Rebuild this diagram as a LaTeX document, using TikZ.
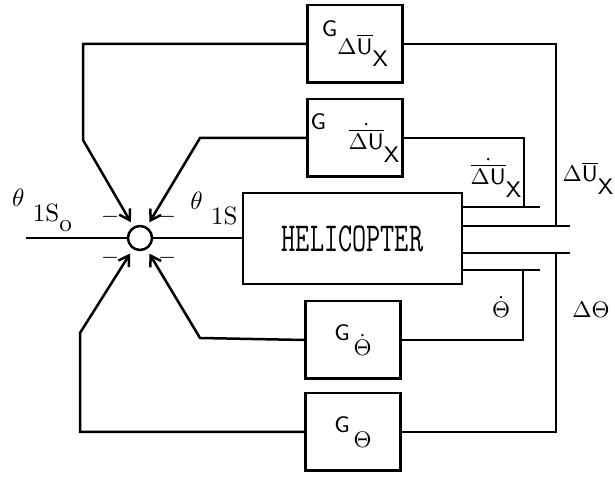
\documentclass[tikz,border=0pt]{standalone}
\usepackage{amsmath}
\usetikzlibrary{arrows.meta,calc}
\newcommand{\lowr}[2][4.5pt]{\raisebox{-#1}{#2}}

\begin{document}
\begin{tikzpicture}[x=0.4pt,y=-0.4pt,font=\small,line width=1pt,
      block/.style={draw,line width=1pt,minimum width=38pt,minimum height=31pt,
                    inner sep=0pt,font=\small\sffamily},
      plant/.style={draw,line width=1pt,minimum width=87.6pt,minimum height=36.4pt,
                    inner sep=0pt},
      junction/.style={circle,draw,line width=1pt,minimum size=9.6pt,inner sep=0pt},
      fb/.style={-{Straight Barb[length=4pt,width=5pt]},line width=1pt,shorten >=2pt},
      lab/.style={inner sep=0pt,font=\small\sffamily}]
    \useasboundingbox (0,0) rectangle (615,477);

    \node[junction] (sum) at (140,238) {};
    \node[plant] (heli) at (352.5,238.5)
      {\fontsize{11}{13}\selectfont\ttfamily\scalebox{1}[1.5]{HELICOPTER}};
    \node[block] (gdu)  at (355,44)  {G\lowr[7pt]{$\Delta\overline{\mathsf{U}}$\lowr[5pt]{X}}};
    \node[block] (gdud) at (355,138) {G\quad\lowr[8pt]{$\dot{\overline{\Delta\mathsf{U}}}$\lowr[5pt]{X}}};
    \node[block] (gtd)  at (353,340) {G\,\lowr[6pt]{$\dot{\Theta}$}};
    \node[block] (gt)   at (353,432) {G\,\lowr[6pt]{$\Theta$}};

    % input and forward path
    \coordinate (in) at (26,238);
    \draw (in) -- (sum);
    \draw (sum.east) -- (sum.east -| heli.west);
    \node[lab,font=\normalsize] (ref) at (42,210) {$\theta$\ \lowr[6pt]{1S\lowr[4pt]{o}}};
    \node[lab,font=\normalsize] (cmd) at (214,209) {$\theta$\ \lowr[6pt]{1S}};

    % plant outputs
    \foreach \n/\x/\y in {1/540/207,2/570/226,3/570/253,4/540/270}{%
      \coordinate (y\n) at (\x,\y);
      \draw (heli.east |- y\n) -- (y\n);
    }
    \coordinate (tapdud) at (524,207);
    \coordinate (tapdu)  at (556,226);
    \coordinate (tapt)   at (556,253);
    \coordinate (taptd)  at (523,270);
    \draw (tapdu)  |- (gdu.east);
    \draw (tapdud) |- (gdud.east);
    \draw (taptd)  |- (gtd.east);
    \draw (tapt)   |- (gt.east);
    \node[lab] (ldud) at (496,178) {$\dot{\overline{\Delta\mathsf{U}}}$\lowr[5pt]{X}};
    \node[lab] (ldu)  at (588,178) {$\Delta\overline{\mathsf{U}}$\lowr[5pt]{X}};
    \node[lab] (ltd)  at (501,307) {$\dot{\Theta}$};
    \node[lab] (lt)   at (591,310) {$\Delta\Theta$};

    % feedback into the summing point
    \coordinate (k1) at (83,140);
    \coordinate (k2) at (200,138);
    \coordinate (k3) at (200,338);
    \coordinate (k4) at (80,333);
    \draw[fb] (gdu.west) -| (k1) -- (sum);
    \draw[fb] (gdud.west) -- (k2) -- (sum);
    \draw[fb] (gtd.west) -- (k3) -- (sum);
    \draw[fb] (gt.west) -| (k4) -- (sum);
    \foreach \x/\y [count=\i] in {110/217,167/217,110/258,167/258}
      \node[lab] (minus\i) at (\x,\y) {$-$};
  \end{tikzpicture}
\end{document}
┄┄┄┄┄┄┄┄┄┄┄┄┄┄┄┄┄┄┄┄
* [TASK INSTRUCTIONS]: Retype everything in the material word for word, minus pictures.

* [SOLUTION FOR THIS EXERCISE]:
Rebuild this diagram as a LaTeX document, using TikZ.
\documentclass[tikz,border=0pt]{standalone}
\usepackage{amsmath}
\usetikzlibrary{arrows.meta,calc}
\newcommand{\lowr}[2][4.5pt]{\raisebox{-#1}{#2}}

\begin{document}
\begin{tikzpicture}[x=0.4pt,y=-0.4pt,font=\small,line width=1pt,
      block/.style={draw,line width=1pt,minimum width=38pt,minimum height=31pt,
                    inner sep=0pt,font=\small\sffamily},
      plant/.style={draw,line width=1pt,minimum width=87.6pt,minimum height=36.4pt,
                    inner sep=0pt},
      junction/.style={circle,draw,line width=1pt,minimum size=9.6pt,inner sep=0pt},
      fb/.style={-{Straight Barb[length=4pt,width=5pt]},line width=1pt,shorten >=2pt},
      lab/.style={inner sep=0pt,font=\small\sffamily}]
    \useasboundingbox (0,0) rectangle (615,477);

    \node[junction] (sum) at (140,238) {};
    \node[plant] (heli) at (352.5,238.5)
      {\fontsize{11}{13}\selectfont\ttfamily\scalebox{1}[1.5]{HELICOPTER}};
    \node[block] (gdu)  at (355,44)  {G\lowr[7pt]{$\Delta\overline{\mathsf{U}}$\lowr[5pt]{X}}};
    \node[block] (gdud) at (355,138) {G\quad\lowr[8pt]{$\dot{\overline{\Delta\mathsf{U}}}$\lowr[5pt]{X}}};
    \node[block] (gtd)  at (353,340) {G\,\lowr[6pt]{$\dot{\Theta}$}};
    \node[block] (gt)   at (353,432) {G\,\lowr[6pt]{$\Theta$}};

    % input and forward path
    \coordinate (in) at (26,238);
    \draw (in) -- (sum);
    \draw (sum.east) -- (sum.east -| heli.west);
    \node[lab,font=\normalsize] (ref) at (42,210) {$\theta$\ \lowr[6pt]{1S\lowr[4pt]{o}}};
    \node[lab,font=\normalsize] (cmd) at (214,209) {$\theta$\ \lowr[6pt]{1S}};

    % plant outputs
    \foreach \n/\x/\y in {1/540/207,2/570/226,3/570/253,4/540/270}{%
      \coordinate (y\n) at (\x,\y);
      \draw (heli.east |- y\n) -- (y\n);
    }
    \coordinate (tapdud) at (524,207);
    \coordinate (tapdu)  at (556,226);
    \coordinate (tapt)   at (556,253);
    \coordinate (taptd)  at (523,270);
    \draw (tapdu)  |- (gdu.east);
    \draw (tapdud) |- (gdud.east);
    \draw (taptd)  |- (gtd.east);
    \draw (tapt)   |- (gt.east);
    \node[lab] (ldud) at (496,178) {$\dot{\overline{\Delta\mathsf{U}}}$\lowr[5pt]{X}};
    \node[lab] (ldu)  at (588,178) {$\Delta\overline{\mathsf{U}}$\lowr[5pt]{X}};
    \node[lab] (ltd)  at (501,307) {$\dot{\Theta}$};
    \node[lab] (lt)   at (591,310) {$\Delta\Theta$};

    % feedback into the summing point
    \coordinate (k1) at (83,140);
    \coordinate (k2) at (200,138);
    \coordinate (k3) at (200,338);
    \coordinate (k4) at (80,333);
    \draw[fb] (gdu.west) -| (k1) -- (sum);
    \draw[fb] (gdud.west) -- (k2) -- (sum);
    \draw[fb] (gtd.west) -- (k3) -- (sum);
    \draw[fb] (gt.west) -| (k4) -- (sum);
    \foreach \x/\y [count=\i] in {110/217,167/217,110/258,167/258}
      \node[lab] (minus\i) at (\x,\y) {$-$};
  \end{tikzpicture}
\end{document}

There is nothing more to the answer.